Ancak Ahmet Yaramış’ın bahsettiği FETÖ’cüler için bu sahiplenme nasıl olabilir ki?

Öncelikle 251 şehidin hakkı söz konusu… Haydi her birinin ailesinden helâllik alındı diyelim, 2 bine yakın gâzimizin de haklarını helâl etmesi gerekir. Yeter mi? Yetmez elbette!

Zira 15 Temmuz, hem ekonomik, hem siyâsî, hem de sosyal açıdan 82 milyonun etkilendiği bir ihânettir. Öyleyse İslâmî açıdan bir aftan bahsetmek mümkün değildir. Hukukî açıdan af yolu ise suçlamalar ve alınan cezalarla doğru orantılı olarak değişebilir.

Darbeye fiilen ve bile isteye karışmış biriyle, hasbelkader içinde olmuş birinin aldığı cezalar bir değildir elbette. Ancak hiçbirinin, cezalarını çekmiş olsalar bile, tekrar devlet içinde bir görev alması söz konusu bile olamaz. Bildiğim kadarıyla buna kanunlarımız da müsaade etmez zaten.

O hâlde darbeye, hangi statüde olursa olsun, karışmış ya da destek vermiş olan hiç kimsenin ne hukuken, ne de toplum nezdinde affı konuşulabilir. Gerçekten nedâmet gösteren varsa, bunu, kendi hayatında bundan sonra doğru yaşayarak gösterir, Allâh’tan af diler ve affının semeresini ahirette görür zaten.

Bizim asıl çözmemiz gereken konu, kurunun yanında yanan yaşlardır.

FETÖ ile herhangi bir ilişkisi tespit edilememiş, ancak KHK’ler ile görevlerinden alınmış olan binlerce mağdur var şu an Türkiye’de.
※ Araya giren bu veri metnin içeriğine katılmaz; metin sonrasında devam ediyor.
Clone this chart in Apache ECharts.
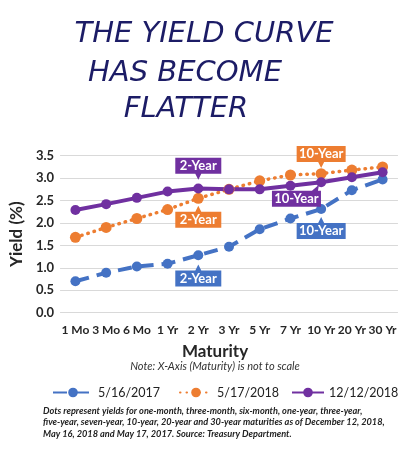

Bazılarında bilirkişi raporları sanık lehinde olduğu hâlde, hâkimler beraat vermekten korktukları için dâvâlar sonuçlanmıyor. Bazılarında dâvâlar sonuçlandığı ve beraat çıktığı hâlde göreve iade yapılamıyor. İşte bizim asıl sorunumuz bu!

Bir FETÖ’cüyü affederek ne topluma, ne de devlete kazandırabileceğimiz kanaatindeyim. İçinde istisnalar çıkacak bile olsa, bunu bilme şansımız sadece niyet okumayla mümkün olabilir. O da bizim işimiz değil. Ancak Devletin savcısı, istihbarat örgütleri ve polisi, birinin hakkında FETÖ’cü olduğu ile ilgili delil bulamıyor, buna rağmen o kişi hâlâ görevine ve sosyal statüsüne geri dönemiyorsa, bunun acısı kartopu gibi büyür ve farklı sosyal ve siyâsî patlamalara sebep olur.

Her şeye rağmen devletine ve Erdoğan’a söz ettirmeyen, saygıda kusur etmeyen, beraat ettiği hâlde işine geri dönemeyen, delil olmadığı hâlde dâvâsı sonuçlanamayan binlerce kişinin on binlerce yakını, aynı sevgi ve saygıyla bakmayabilir devletine.

Devlet, kendisine düşman bir nesil yetiştirmek yerine, haklıyı haksızdan, suçluyu suçsuzdan ayırma görevini bir an önce yerine getirmelidir.